Re: Introduction and Tech Writing Horror Story [Long]

Subject: Re: Introduction and Tech Writing Horror Story [Long]
From: Robert Plamondon <robert -at- PLAMONDON -dot- COM>
Date: Fri, 29 Aug 1997 08:38:14 -0700


A coworker once told me his philosophy in choosing jobs: "Always
look for a job where you will learn a great deal from your boss."
If you end up in a job that isn't like that, you need to keep
looking for a better one.

Supervisors and companies vary across the full spectrum from heaven
to hell. I've been both places. If you aren't eager to get to
work most days, it's time to start looking -- either restructuring
what you do inside your current company or by looking for a better
place. A bad job can take years off your life with stress. The
best companies have all the same pressures, but somehow they don't
hurt. There are places where the employees go home cheerful in
spite of some new crisis, and ones where people arrive pale and
stressed in spite of it being business as usual.
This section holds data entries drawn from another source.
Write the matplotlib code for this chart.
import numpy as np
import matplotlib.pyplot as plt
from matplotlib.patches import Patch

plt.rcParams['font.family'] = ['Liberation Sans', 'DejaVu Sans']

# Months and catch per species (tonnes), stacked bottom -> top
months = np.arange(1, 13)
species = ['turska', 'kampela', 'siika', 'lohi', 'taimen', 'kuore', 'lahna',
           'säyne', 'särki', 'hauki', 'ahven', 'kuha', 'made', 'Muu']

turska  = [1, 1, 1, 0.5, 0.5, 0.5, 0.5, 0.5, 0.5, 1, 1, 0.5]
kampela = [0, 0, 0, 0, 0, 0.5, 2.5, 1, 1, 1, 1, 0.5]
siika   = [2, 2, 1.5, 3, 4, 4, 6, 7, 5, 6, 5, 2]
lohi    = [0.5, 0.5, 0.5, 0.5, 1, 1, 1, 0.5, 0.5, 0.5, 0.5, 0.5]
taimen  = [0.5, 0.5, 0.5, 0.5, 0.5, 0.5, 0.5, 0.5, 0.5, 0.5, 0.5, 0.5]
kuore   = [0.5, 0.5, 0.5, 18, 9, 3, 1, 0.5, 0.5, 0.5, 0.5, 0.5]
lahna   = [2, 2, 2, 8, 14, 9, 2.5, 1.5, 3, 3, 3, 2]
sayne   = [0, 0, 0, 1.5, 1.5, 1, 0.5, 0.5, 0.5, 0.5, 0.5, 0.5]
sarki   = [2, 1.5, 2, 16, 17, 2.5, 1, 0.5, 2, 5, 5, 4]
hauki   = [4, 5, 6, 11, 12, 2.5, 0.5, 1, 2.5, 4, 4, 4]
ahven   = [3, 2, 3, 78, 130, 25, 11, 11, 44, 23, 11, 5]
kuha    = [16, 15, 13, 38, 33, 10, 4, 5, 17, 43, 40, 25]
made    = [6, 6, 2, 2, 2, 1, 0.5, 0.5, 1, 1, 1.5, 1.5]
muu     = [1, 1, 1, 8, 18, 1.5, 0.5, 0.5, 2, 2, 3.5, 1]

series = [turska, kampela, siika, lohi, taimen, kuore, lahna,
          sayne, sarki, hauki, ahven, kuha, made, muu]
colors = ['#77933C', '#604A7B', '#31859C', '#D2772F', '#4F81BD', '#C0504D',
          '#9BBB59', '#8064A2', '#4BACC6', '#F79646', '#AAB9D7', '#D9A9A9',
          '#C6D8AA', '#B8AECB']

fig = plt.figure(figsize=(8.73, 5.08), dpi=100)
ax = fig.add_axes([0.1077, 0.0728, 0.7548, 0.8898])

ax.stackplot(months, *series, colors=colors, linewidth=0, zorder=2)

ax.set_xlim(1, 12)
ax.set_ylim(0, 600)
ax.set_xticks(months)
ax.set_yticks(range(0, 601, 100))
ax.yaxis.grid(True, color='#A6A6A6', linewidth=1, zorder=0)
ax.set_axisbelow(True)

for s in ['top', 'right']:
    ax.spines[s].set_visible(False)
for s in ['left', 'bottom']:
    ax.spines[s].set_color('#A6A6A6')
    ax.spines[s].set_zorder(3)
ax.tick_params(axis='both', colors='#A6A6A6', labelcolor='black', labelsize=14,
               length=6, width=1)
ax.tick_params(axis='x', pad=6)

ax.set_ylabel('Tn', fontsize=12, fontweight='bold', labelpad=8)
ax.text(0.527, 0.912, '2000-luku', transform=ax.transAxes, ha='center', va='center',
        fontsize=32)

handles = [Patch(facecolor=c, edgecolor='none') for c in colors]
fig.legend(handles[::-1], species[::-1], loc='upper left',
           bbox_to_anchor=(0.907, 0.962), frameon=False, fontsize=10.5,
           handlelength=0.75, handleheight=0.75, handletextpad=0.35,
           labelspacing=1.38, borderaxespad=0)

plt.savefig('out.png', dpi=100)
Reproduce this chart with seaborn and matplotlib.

As for resumes, drop anything from your resume that gives concern
to the interviewers. Most people are very ignorant about writing,
and assume that people who want to write fiction are either hard-
drinking reporter types or pale, sensitive artist types. These
stereotypes confuse them, and are widespread enough that it's
difficult to sort the sheep from the lambs on the basis of the
presence or absence of the stereotype. Do yourself a favor and
dismiss any mention of fiction with an equally true but more general
statement. For example, surely your MfA in "fiction" is overly
specific. It could equally well be an MfA in "writing" or "liberal
arts." Many people with liberal arts or teaching backgrounds
go into tech writing. This will put you on familiar ground.

Similarly, give your reasons for leaving your previous job, if
they ask, as "low pay and no benefits" and "it was one of those
places that takes people right out of school and hardly pays
them anything." Don't badmouth your ex-supervisor. Absolutely
refuse to give any indication of what you were being paid, except
that is was embarrassingly low (and that you won't be making that
mistake again). Be reasonably forthcoming about what your salary
requirements are now, since interviewers find a complete absence of
salary information to be confusing. Emphasize that it gave you
valuable experience and that you worked with clients (many writers
are too shy to work easily with clients).

-- Robert
Robert Plamondon, High-Tech Technical Writing, Inc.